Андрею стало жаль Людмилу, может быть потому, что ей пришлось вот так открыться перед ними, но он и удивился, что столько в ней не узнанного им.
— Виноват, Людочка! И не обижайся. Я до сих пор думал, что ты невозмутима и холодна, как шприц, — пошутил Андрей.
А Гордей добавил в тон Андрею:
— Возможно, ей, как старшей медицинской сестре, было бы лучше иметь такие качества, какие ты предполагал в ней.
Люда смущенно усмехнулась:
— А ну вас! Вы все можете свести на нет. Я для вас ничего не значу… Ну, погодите, я проучу вас! В холле сидит гость, кажется, новоявленный мой поклонник. С ходу сыплет комплименты. Правда, приехал он из Киева к тебе, Андрей. Из какого-то журнала, портрет твой делать.
— Не смеши. Кого могут интересовать отбросы войны?
12
И хотя старшая медсестра ушла рассерженная, Эдик был твердо убежден, что ничего особенного в разговоре с ней он не позволил, более того, считал, что говорил правильные слова, самые что ни на есть реалистические. Правда, он допустил нетактичность по отношению к калекам — обитателям этого заведения. Но что поделаешь, если не испытываешь «эстетического наслаждения» при виде калек и больных, немощных и нищих. Им так назначено судьбой, и нечего распускать нюни! Конечно, он знал и понимал, что в обществе, в котором он вырос и живет и которому служит, принято уважать старых людей, инвалидов войны в особенности. Но общение с отцом, глубоко презиравшим все, что осталось после войны неубитым, несожженным, неразрушенным, повлияло и на понятия Эдика о ценностях жизни. Нет, он не принял морали отца, не разделял его враждебность к окружающему миру, но и не благоговел перед тем, что общество учило уважать и почитать: он стоял как бы в стороне, словно все было чужим и чуждым. Для него Рената и ее окружение — самая современная и самая передовая молодежь, он исповедовал ее мораль; ему странно было встретить молодую женщину, которую покоробили и обидели даже самые малые его откровения. Эдик решил немного сдержать пошловатость, но в то же время никак не мог поверить, что Людмила Криницкая столь чистая и не развращенная женщина. И самое благоразумное — относиться к ней поосторожнее и сдержаннее, если хочешь завоевать ее внимание и возбудить в ней интерес к своей персоне.
Минуло около получаса, когда санитарка попросила его идти следом за нею: она проведет его в четырнадцатую палату.

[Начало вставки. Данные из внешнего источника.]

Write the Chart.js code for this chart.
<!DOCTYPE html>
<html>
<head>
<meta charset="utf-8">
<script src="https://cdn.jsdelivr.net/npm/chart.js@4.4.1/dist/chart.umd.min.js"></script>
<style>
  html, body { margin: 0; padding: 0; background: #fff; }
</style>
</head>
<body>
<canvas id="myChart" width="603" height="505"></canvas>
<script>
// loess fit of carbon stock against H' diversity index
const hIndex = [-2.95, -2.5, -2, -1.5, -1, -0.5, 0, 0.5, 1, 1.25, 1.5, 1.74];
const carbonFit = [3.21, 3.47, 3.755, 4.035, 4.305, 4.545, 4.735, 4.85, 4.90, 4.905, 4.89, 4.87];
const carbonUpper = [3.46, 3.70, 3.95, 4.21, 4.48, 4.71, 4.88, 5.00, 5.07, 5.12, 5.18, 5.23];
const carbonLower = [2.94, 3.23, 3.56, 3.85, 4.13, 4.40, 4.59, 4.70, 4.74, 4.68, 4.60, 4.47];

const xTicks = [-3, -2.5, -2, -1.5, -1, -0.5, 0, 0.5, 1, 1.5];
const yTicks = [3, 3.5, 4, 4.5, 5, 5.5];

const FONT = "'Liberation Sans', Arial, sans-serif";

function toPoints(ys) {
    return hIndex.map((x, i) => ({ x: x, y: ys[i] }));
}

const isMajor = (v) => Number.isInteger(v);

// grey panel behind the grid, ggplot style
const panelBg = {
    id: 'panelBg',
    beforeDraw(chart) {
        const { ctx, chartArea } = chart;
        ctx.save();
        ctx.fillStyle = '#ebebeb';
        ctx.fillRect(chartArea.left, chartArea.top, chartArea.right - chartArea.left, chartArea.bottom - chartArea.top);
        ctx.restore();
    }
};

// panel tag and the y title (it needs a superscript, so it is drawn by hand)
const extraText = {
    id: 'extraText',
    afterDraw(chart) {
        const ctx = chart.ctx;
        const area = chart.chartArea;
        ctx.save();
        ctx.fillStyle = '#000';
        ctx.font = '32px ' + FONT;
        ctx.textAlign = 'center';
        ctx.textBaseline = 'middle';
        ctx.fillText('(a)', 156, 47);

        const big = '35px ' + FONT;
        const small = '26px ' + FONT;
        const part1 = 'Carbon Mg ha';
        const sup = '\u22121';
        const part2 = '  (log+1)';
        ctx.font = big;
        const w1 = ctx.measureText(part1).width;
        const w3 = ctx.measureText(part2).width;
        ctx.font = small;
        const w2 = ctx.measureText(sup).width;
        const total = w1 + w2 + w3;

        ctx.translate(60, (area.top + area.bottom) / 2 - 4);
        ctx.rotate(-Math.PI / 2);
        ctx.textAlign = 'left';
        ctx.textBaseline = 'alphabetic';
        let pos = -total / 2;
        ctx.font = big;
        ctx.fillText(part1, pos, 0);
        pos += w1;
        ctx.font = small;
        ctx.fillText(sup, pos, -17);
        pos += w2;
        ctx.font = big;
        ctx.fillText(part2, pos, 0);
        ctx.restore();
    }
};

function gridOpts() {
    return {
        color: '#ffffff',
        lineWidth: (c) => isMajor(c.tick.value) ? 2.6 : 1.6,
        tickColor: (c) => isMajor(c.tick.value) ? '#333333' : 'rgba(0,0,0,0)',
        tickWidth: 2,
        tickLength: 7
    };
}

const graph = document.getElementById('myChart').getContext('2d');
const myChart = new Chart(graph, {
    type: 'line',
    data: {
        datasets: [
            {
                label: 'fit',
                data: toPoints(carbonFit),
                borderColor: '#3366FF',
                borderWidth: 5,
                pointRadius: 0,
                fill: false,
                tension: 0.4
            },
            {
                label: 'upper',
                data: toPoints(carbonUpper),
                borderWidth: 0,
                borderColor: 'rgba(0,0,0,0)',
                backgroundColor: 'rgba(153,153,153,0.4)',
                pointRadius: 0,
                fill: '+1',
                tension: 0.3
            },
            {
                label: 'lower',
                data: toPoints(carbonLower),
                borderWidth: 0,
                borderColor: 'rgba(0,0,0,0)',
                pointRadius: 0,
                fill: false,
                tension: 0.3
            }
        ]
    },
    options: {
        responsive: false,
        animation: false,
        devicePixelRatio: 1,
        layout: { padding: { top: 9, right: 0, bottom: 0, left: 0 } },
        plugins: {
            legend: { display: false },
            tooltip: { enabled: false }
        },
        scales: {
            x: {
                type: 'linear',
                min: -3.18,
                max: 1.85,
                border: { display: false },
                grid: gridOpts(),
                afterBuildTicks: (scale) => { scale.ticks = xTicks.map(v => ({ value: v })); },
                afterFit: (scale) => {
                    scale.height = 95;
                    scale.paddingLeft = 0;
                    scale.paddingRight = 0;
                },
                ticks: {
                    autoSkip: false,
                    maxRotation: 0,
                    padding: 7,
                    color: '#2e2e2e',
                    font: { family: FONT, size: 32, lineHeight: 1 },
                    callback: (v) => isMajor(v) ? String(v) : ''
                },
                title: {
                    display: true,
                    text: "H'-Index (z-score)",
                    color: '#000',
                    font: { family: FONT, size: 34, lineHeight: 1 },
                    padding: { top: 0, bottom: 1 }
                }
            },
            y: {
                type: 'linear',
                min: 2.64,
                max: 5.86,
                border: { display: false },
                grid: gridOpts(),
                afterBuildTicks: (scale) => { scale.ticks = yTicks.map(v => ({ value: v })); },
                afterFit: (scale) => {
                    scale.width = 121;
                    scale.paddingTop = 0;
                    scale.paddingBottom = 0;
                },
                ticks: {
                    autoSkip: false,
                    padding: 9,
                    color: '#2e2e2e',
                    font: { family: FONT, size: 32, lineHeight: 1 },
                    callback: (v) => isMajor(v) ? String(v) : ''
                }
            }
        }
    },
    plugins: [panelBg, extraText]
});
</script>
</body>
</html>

— Будьте осторожны, не раздражайте больного: он еще не совсем пришел в себя после длительного забытья. И постарайтесь побыстрее, — говорила на ходу пожилая женщина, поглядывая снизу вверх в лицо Придатько.
Эдик слушал и соображал: значит, дела у этого Оленича — швах, по-видимому, он дышит на ладан. И напрасно отец так разволновался, услышав, что Оленич жив. Но для полного спокойствия отца-покровителя дознаться бы: может, и вправду отшибло память у капитана? Санитарка говорит, что длительное время больной находился в забытьи. Может, и не вернулась к ному память? Это надо рассказать отцу.

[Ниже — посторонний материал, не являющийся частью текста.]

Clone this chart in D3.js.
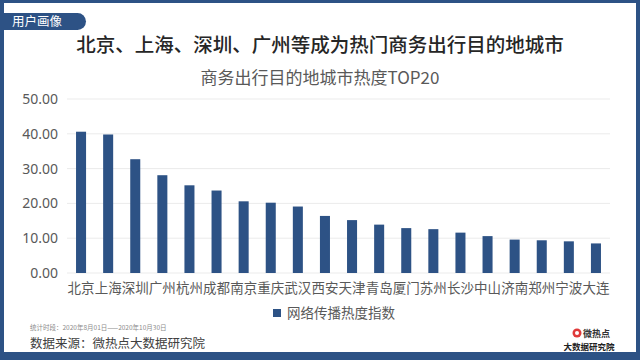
<!DOCTYPE html>
<html><head><meta charset="utf-8">
<script src="https://cdn.jsdelivr.net/npm/d3@7"></script>
<style>
html,body{margin:0;padding:0;background:#fff;}
svg{display:block;font-family:"Noto Sans CJK SC","Noto Sans",sans-serif;}
</style></head>
<body>
<svg id="c" width="640" height="360"></svg>
<script>
const categories = ["北京","上海","深圳","广州","杭州","成都","南京","重庆","武汉","西安","天津","青岛","厦门","苏州","长沙","中山","济南","郑州","宁波","大连"];
const values = [40.6, 39.8, 32.7, 28.1, 25.2, 23.7, 20.6, 20.2, 19.1, 16.4, 15.2, 13.9, 12.9, 12.6, 11.6, 10.6, 9.6, 9.4, 9.1, 8.5];
const yTicks = [0, 10, 20, 30, 40, 50];
const seriesName = "网络传播热度指数";
const title = "北京、上海、深圳、广州等成为热门商务出行目的地城市";
const subtitle = "商务出行目的地城市热度TOP20";
const tabLabel = "用户画像";
const periodNote = "统计时段：2020年8月01日——2020年10月30日";
const sourceNote = "数据来源：微热点大数据研究院";

const blue = "#2d5285";
const svg = d3.select("#c");

// frame
svg.append("rect").attr("x",0).attr("y",0).attr("width",640).attr("height",360).attr("fill",blue);
svg.append("rect").attr("x",4).attr("y",3).attr("width",632).attr("height",349).attr("fill","#fff");

// tab
svg.append("path").attr("fill",blue)
  .attr("d","M0,13 L77.5,13 A8.5,8.5 0 0 1 77.5,30 L0,30 Z");
svg.append("text").attr("x",12).attr("y",26).attr("fill","#fff").attr("font-size",12.5).text(tabLabel);

// titles
svg.append("text").attr("x",320).attr("y",52).attr("text-anchor","middle").attr("fill","#262626")
  .attr("font-size",19.5).attr("font-weight",500).text(title);
svg.append("text").attr("x",320).attr("y",84).attr("text-anchor","middle").attr("fill","#595959")
  .attr("font-size",17).text(subtitle);

// scales
const x = d3.scaleBand().domain(categories).range([67.5,609.5]).paddingInner(0.63).paddingOuter(0.315);
const y = d3.scaleLinear().domain([0,50]).range([273,99]);

// grid
svg.append("g").selectAll("line").data(yTicks).join("line")
  .attr("x1",67).attr("x2",610).attr("y1",d=>y(d)).attr("y2",d=>y(d))
  .attr("stroke","#ebebeb").attr("stroke-width",1);

// y axis
const yAxis = svg.append("g").attr("transform","translate(67,0)")
  .call(d3.axisLeft(y).tickValues(yTicks).tickFormat(d3.format(".2f")).tickSize(0).tickPadding(9));
yAxis.select(".domain").remove();
yAxis.selectAll("text").attr("font-size",14).attr("fill","#595959").attr("font-family","'Noto Sans','Noto Sans CJK SC',sans-serif");

// bars
svg.append("g").selectAll("rect").data(values).join("rect")
  .attr("x",(d,i)=>x(categories[i])).attr("width",x.bandwidth())
  .attr("y",d=>y(d)).attr("height",d=>y(0)-y(d)).attr("fill",blue);

// x axis
const xAxis = svg.append("g").attr("transform","translate(0,273)")
  .call(d3.axisBottom(x).tickSize(0).tickPadding(10));
xAxis.select(".domain").remove();
xAxis.selectAll("text").attr("font-size",13.5).attr("fill","#595959").attr("font-family","'Noto Sans CJK SC',sans-serif");

// legend
svg.append("rect").attr("x",273).attr("y",309).attr("width",8).attr("height",8).attr("fill",blue);
svg.append("text").attr("x",287).attr("y",318).attr("font-size",13.5).attr("fill","#595959").text(seriesName);

// footer
svg.append("text").attr("x",30).attr("y",330).attr("font-size",6.5).attr("fill","#8c8c8c").text(periodNote);
svg.append("text").attr("x",30).attr("y",347.5).attr("font-size",12.5).attr("fill","#404040").text(sourceNote);

// logo
const lg = svg.append("g");
lg.append("circle").attr("cx",577).attr("cy",333).attr("r",4.5).attr("fill","#e03a3a");
lg.append("circle").attr("cx",577).attr("cy",333).attr("r",2).attr("fill","#fff");
lg.append("text").attr("x",583).attr("y",337).attr("font-size",9).attr("font-weight",700).attr("fill","#333").text("微热点");
lg.append("text").attr("x",589).attr("y",350).attr("text-anchor","middle").attr("font-size",8.5).attr("font-weight",700).attr("fill","#222").text("大数据研究院");
</script>
</body></html>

В волнении остановился Эдик перед четырнадцатой, теперь уже двойной интерес занимал его: фотография для Кубанова и весть о беспамятстве Оленича — для отца. Кто он такой, этот капитан? Какой он? Может, от него уже ничего не добьешься да и снимок хороший не сделаешь? И открыл дверь: надо делать дело.

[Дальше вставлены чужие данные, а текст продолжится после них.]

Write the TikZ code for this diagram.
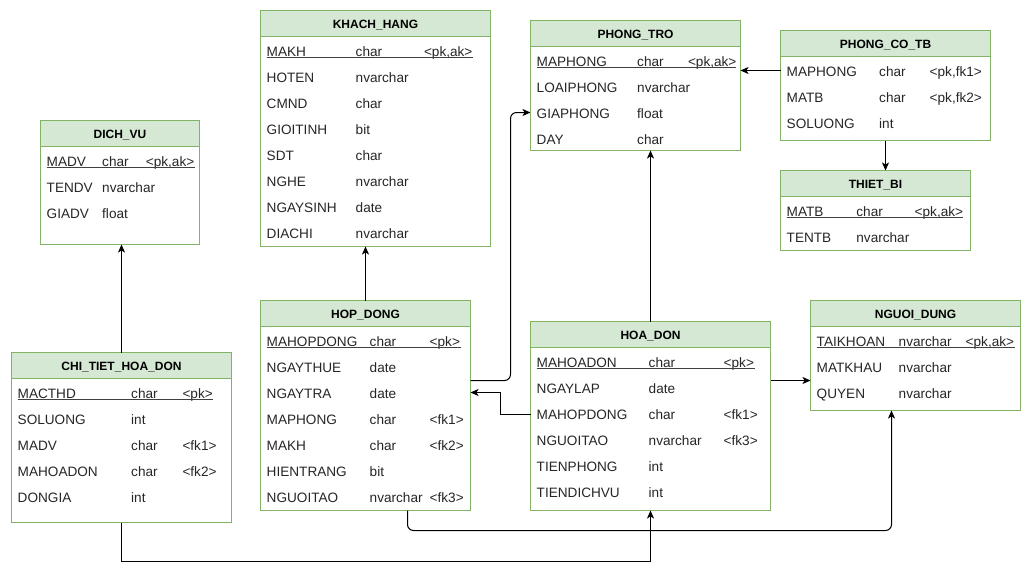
\documentclass[tikz,border=0pt]{standalone}
\usepackage{fontspec}
\setmainfont{Liberation Sans}
\usetikzlibrary{calc,arrows.meta}

\definecolor{tgreen}{HTML}{82B366}
\definecolor{hgreen}{HTML}{D5E8D4}
\definecolor{ftext}{HTML}{262626}

\tikzset{
  tbox/.style={draw=tgreen, fill=white, line width=1pt, inner sep=0pt, outer sep=0pt, anchor=north west},
  hdr/.style={fill=hgreen, draw=tgreen, line width=1pt},
  ttl/.style={font=\bfseries\fontsize{12}{14}\selectfont, inner sep=0pt, anchor=base, text=black},
  fld/.style={font=\fontsize{13.6}{16}\selectfont, inner sep=0pt, anchor=base west, text=ftext},
  uline/.style={draw=black!75, line width=0.9pt},
  conn/.style={draw=black, line width=1pt},
  arr/.style={conn, -{Stealth[length=8pt,width=7pt,inset=2pt]}},
}

% #1 name, #2 top-left corner, #3 width, #4 height, #5 title,
% #6 type column offset, #7 key column offset, #8 underline length (0 = none), #9 rows
\newcommand\ertable[9]{%
  \node[tbox, minimum width=#3pt, minimum height=#4pt] (#1) at (#2) {};
  \draw[hdr] (#1.north west) rectangle ([yshift=-26pt]#1.north east);
  \node[ttl] (#1-title) at ([yshift=-18.4pt]#1.north) {#5};
  \foreach \a/\b/\c [count=\i from 0] in {#9} {
    \node[fld] (#1-n\i) at ($(#1.north west)+(6,45.6+26*\i)$) {\a};
    \node[fld] (#1-t\i) at ($(#1.north west)+(#6,45.6+26*\i)$) {\b};
    \node[fld] (#1-k\i) at ($(#1.north west)+(#7,45.6+26*\i)$) {\c};
  }
  \ifdim #8pt>0pt
    \draw[uline] ($(#1.north west)+(6,47.2)$) -- ++(#8,0);
  \fi
}

\begin{document}
\begin{tikzpicture}[x=1pt,y=-1pt]
\useasboundingbox[fill=white] (0,0) rectangle (1031,571);

% tables
\ertable{dichvu}{40.5,120.5}{159}{124}{DICH\_VU}{61.5}{105.2}{148.7}
  {MADV/char/{<pk,ak>}, TENDV/nvarchar/{}, GIADV/float/{}}
\ertable{khach}{260.5,10.5}{230}{236}{KHACH\_HANG}{95}{163.3}{206}
  {MAKH/char/{<pk,ak>}, HOTEN/nvarchar/{}, CMND/char/{}, GIOITINH/bit/{},
   SDT/char/{}, NGHE/nvarchar/{}, NGAYSINH/date/{}, DIACHI/nvarchar/{}}
\ertable{phongtro}{530.5,20.5}{210}{130}{PHONG\_TRO}{106.5}{157.3}{199.7}
  {MAPHONG/char/{<pk,ak>}, LOAIPHONG/nvarchar/{}, GIAPHONG/float/{}, DAY/char/{}}
\ertable{phongco}{780.5,30.5}{210}{110}{PHONG\_CO\_TB}{98.5}{149}{0}
  {MAPHONG/char/{<pk,fk1>}, MATB/char/{<pk,fk2>}, SOLUONG/int/{}}
\ertable{thietbi}{780.5,170.5}{190}{80}{THIET\_BI}{75.7}{134}{176.7}
  {MATB/char/{<pk,ak>}, TENTB/nvarchar/{}}
\ertable{nguoidung}{810.5,300.5}{210}{110}{NGUOI\_DUNG}{88}{155}{198}
  {TAIKHOAN/nvarchar/{<pk,ak>}, MATKHAU/nvarchar/{}, QUYEN/nvarchar/{}}
\ertable{hoadon}{530.5,321.5}{240}{189}{HOA\_DON}{118}{193}{218.8}
  {MAHOADON/char/{<pk>}, NGAYLAP/date/{}, MAHOPDONG/char/{<fk1>},
   NGUOITAO/nvarchar/{<fk3>}, TIENPHONG/int/{}, TIENDICHVU/int/{}}
\ertable{hopdong}{260.5,300.5}{210}{210}{HOP\_DONG}{109}{169}{194.7}
  {MAHOPDONG/char/{<pk>}, NGAYTHUE/date/{}, NGAYTRA/date/{}, MAPHONG/char/{<fk1>},
   MAKH/char/{<fk2>}, HIENTRANG/bit/{}, NGUOITAO/nvarchar/{<fk3>}}
\ertable{chitiet}{11.5,352.5}{220}{170}{CHI\_TIET\_HOA\_DON}{119.5}{170.8}{195.2}
  {MACTHD/char/{<pk>}, SOLUONG/int/{}, MADV/char/{<fk1>}, MAHOADON/char/{<fk2>}, DONGIA/int/{}}

% connector end points
\coordinate (hd-out)  at ($(hopdong.north east)+(0,80)$);
\coordinate (pt-in)   at ($(phongtro.north west)+(0,92)$);
\coordinate (ho-out)  at ($(hoadon.north west)+(0,93)$);
\coordinate (hd-in)   at ($(hopdong.north east)+(0,92)$);
\coordinate (pc-out)  at ($(phongco.north west)+(0,40)$);
\coordinate (ho-east) at ($(hoadon.north east)+(0,59)$);
\coordinate (hd-bot)  at ($(hopdong.south west)+(147,0)$);
\coordinate (nd-bot)  at ($(nguoidung.south west)+(81,0)$);

% relationships
\draw[arr] (chitiet.north) -- (chitiet.north |- dichvu.south);
\draw[arr] (hopdong.north) -- (hopdong.north |- khach.south);
\draw[arr, rounded corners=6pt] (hd-out) -- ++(40,0) |- (pt-in);
\draw[arr] (ho-out) -- ++(-30,0) |- (hd-in);
\draw[arr] (pc-out) -- (pc-out -| phongtro.east);
\draw[arr] (phongco.south) -- (phongco.south |- thietbi.north);
\draw[arr] (hoadon.north) -- (hoadon.north |- phongtro.south);
\draw[arr] (ho-east) -- (ho-east -| nguoidung.west);
\draw[arr, rounded corners=6pt] (hd-bot) -- ++(0,20) -| (nd-bot);
\draw[arr] (chitiet.south) -- ++(0,39) -| (hoadon.south);
\end{tikzpicture}
\end{document}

Эдуард готовился увидеть калеку, но то, что предстало перед его скептически прищуренными глазами, было во много раз хуже, чем он ожидал. На узкой железной кровати полусидел, полулежал под серым армейским одеялом истощенный, с землистым лицом человек. Мертвенно белый с залысинами лоб, гладко зачесанные назад и тускло поблескивающие волосы, точно у покойника, костлявые, выпирающие под белой тонкой сорочкой плечи — все поражало предельной немощью. И только серые, с голубоватым отсветом глаза живо смотрели на вошедшего, но как-то вскользь. Эдику на миг показалось, что больной смотрит не на него, а на кого-то третьего, что стоит за спиной, и оглянулся.